:: GOAL ::
Which lines hold the string "matplotlib"? Copy every one of them.
* * * *
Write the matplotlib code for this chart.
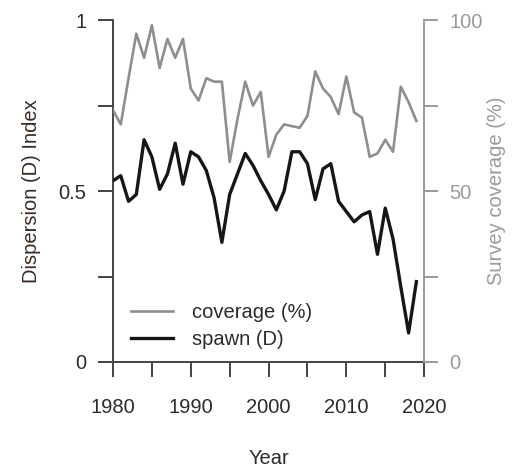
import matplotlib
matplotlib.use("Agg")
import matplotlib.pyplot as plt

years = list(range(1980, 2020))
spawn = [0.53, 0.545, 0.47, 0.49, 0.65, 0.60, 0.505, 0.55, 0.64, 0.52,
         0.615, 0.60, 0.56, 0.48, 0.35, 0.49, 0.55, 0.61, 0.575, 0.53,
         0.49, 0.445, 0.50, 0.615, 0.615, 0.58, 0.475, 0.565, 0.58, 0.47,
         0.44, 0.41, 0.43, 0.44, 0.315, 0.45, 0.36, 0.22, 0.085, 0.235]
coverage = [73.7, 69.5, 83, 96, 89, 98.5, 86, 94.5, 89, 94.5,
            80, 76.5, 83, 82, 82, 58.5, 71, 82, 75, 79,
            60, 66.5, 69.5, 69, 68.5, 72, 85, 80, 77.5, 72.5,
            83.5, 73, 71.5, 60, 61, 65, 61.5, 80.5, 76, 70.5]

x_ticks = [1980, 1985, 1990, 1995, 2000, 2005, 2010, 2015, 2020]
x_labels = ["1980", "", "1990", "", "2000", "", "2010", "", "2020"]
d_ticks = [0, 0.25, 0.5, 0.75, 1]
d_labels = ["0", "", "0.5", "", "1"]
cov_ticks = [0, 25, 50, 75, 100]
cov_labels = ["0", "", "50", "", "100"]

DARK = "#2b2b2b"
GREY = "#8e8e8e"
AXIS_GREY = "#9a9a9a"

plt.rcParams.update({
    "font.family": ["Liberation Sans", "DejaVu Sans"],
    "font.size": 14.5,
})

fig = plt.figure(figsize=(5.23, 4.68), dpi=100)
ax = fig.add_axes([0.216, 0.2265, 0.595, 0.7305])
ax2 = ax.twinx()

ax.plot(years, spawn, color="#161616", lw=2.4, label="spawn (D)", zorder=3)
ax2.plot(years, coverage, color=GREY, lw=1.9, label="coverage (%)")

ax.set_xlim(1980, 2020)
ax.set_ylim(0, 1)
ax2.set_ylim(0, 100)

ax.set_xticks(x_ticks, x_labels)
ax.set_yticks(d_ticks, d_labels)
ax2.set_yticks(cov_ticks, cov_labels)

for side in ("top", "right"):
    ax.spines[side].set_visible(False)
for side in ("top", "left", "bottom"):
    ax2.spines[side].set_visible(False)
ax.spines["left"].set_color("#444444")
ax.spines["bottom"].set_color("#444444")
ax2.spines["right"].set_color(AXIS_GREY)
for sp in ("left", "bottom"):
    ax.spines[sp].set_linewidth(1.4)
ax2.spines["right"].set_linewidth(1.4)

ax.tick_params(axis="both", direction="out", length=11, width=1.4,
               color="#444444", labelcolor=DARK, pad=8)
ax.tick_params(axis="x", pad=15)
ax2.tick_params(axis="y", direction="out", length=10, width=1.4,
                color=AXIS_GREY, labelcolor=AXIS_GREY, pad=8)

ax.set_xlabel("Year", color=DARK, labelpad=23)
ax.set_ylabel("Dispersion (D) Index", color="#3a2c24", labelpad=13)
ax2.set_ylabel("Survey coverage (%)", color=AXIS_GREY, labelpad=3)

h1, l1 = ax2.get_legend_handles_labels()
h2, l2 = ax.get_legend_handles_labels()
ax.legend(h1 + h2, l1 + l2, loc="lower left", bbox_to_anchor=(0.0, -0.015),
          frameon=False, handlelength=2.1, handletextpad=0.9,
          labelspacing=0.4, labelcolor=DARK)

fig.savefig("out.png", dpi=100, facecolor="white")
* * * *
:: FINAL RESULT ::
Write the matplotlib code for this chart.
import matplotlib
matplotlib.use("Agg")
import matplotlib.pyplot as plt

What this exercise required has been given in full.